The second sentence:
A candidate for judicial office should not knowingly make representations that, although true, are misleading, or knowingly make statements that are likely to confuse the public with respect to the proper role of judges and lawyers in the American adversary system.
Two judges (the majority) found that Gableman did not violate the rule announced in the first sentence (the "shall not"), but did violate the rule announced in the second sentence (the "should not").

The third judge found that while Gableman did not violate the rule announced in the second sentence, Gableman did violate the rule announced in the first sentence, but because the rule announced in the first sentence is unconstitutional, Gableman may not be prosecuted under the judicial misconduct statute (§ 757.81(4)(a)).

In sum, all three judges recommended that the Wisconsin Judicial Commission's complaint against Gableman be dismissed, but for competing reasons. Accordingly, we will set aside the third judge's (Ralph Adam Fine's) concurring opinion for the time being** and consider only the majority's reasoning.

The Wisconsin statutes define judicial misconduct to include "Willful violation of a rule of the code of judicial ethics." Which is exactly what the majority found: the willful violation of a judicial ethics rule.

So why can't Gableman be prosecuted under the Wisconsin statutes?

Because the preamble to the code of judicial ethics reads: "The use of 'should' or 'should not' in the rules is intended ... not as a binding rule under which a judge may be disciplined."

That is, the second sentence is a rule alright, except it's not a "binding rule." But the statute doesn't say "willful violation of only those rules of the code of judicial ethics which are binding rules."

In other words, the statute (a.k.a. "the law") makes no exceptions.

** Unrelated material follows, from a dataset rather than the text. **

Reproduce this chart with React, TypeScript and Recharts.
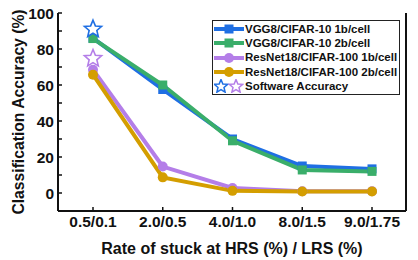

Yet, since this issue is never raised in the panel's opinions, must we then simply assume that the second sentence is not a rule at all?

Because the statute says misconduct is willful violation of a rule of judicial ethics, and the panel majority found that Gableman willfully violated a rule of judicial ethics, but instead recommends the Wisconsin Judicial Commission's complaint be dropped ... wait, what?

If Gableman can't be prosecuted because he's not in violation of the statute, then the rule the majority found that Gableman violated can't be a rule at all, let alone not just specifically a "binding rule."

Right?
The life of the law has not been logic, it has been experience.Oliver Wendell Holmes, Jr.
Ah yes, thanks for the reminder.

It seems to me that at a minimum, what we have here is an extremely poor fit between the language of the statute, which is the expression of the people through the legislature, and the language of the code of judicial ethics, which is the somewhat more insulated expression of the separate institution of the judicial branch.

We may arguably have a situation where the courts — in this case both those courts which are respectively promulgating and interpreting the rules — are not permitted to create exceptions to a statute in addition to those authorized by the legislature.**

And that, according to the statute, is no exceptions at all.

* Findings of fact, etc. (.pdf; 37 pgs.)

** Judge Fine, quoting from Brown v. Hartlage, asserts that "demonstrable falsehoods" are not protected by the First Amendment, but elsewhere in his opinion he states:
Certainly, it is not a true representation to imply through crafty sculpting of words that because Justice "Butler found a loophole[,] Mitchell went on to molest another child."
(Brown v. Hartlage pits "demonstrable falsehoods" against "erroneous statement[s]," i.e., mistakes. Yet as Judge Fine himself points out in his footnote 4, this was no mere mistake, a finding of fact that all parties including ["apparently"] Michael Gableman acknowledge.)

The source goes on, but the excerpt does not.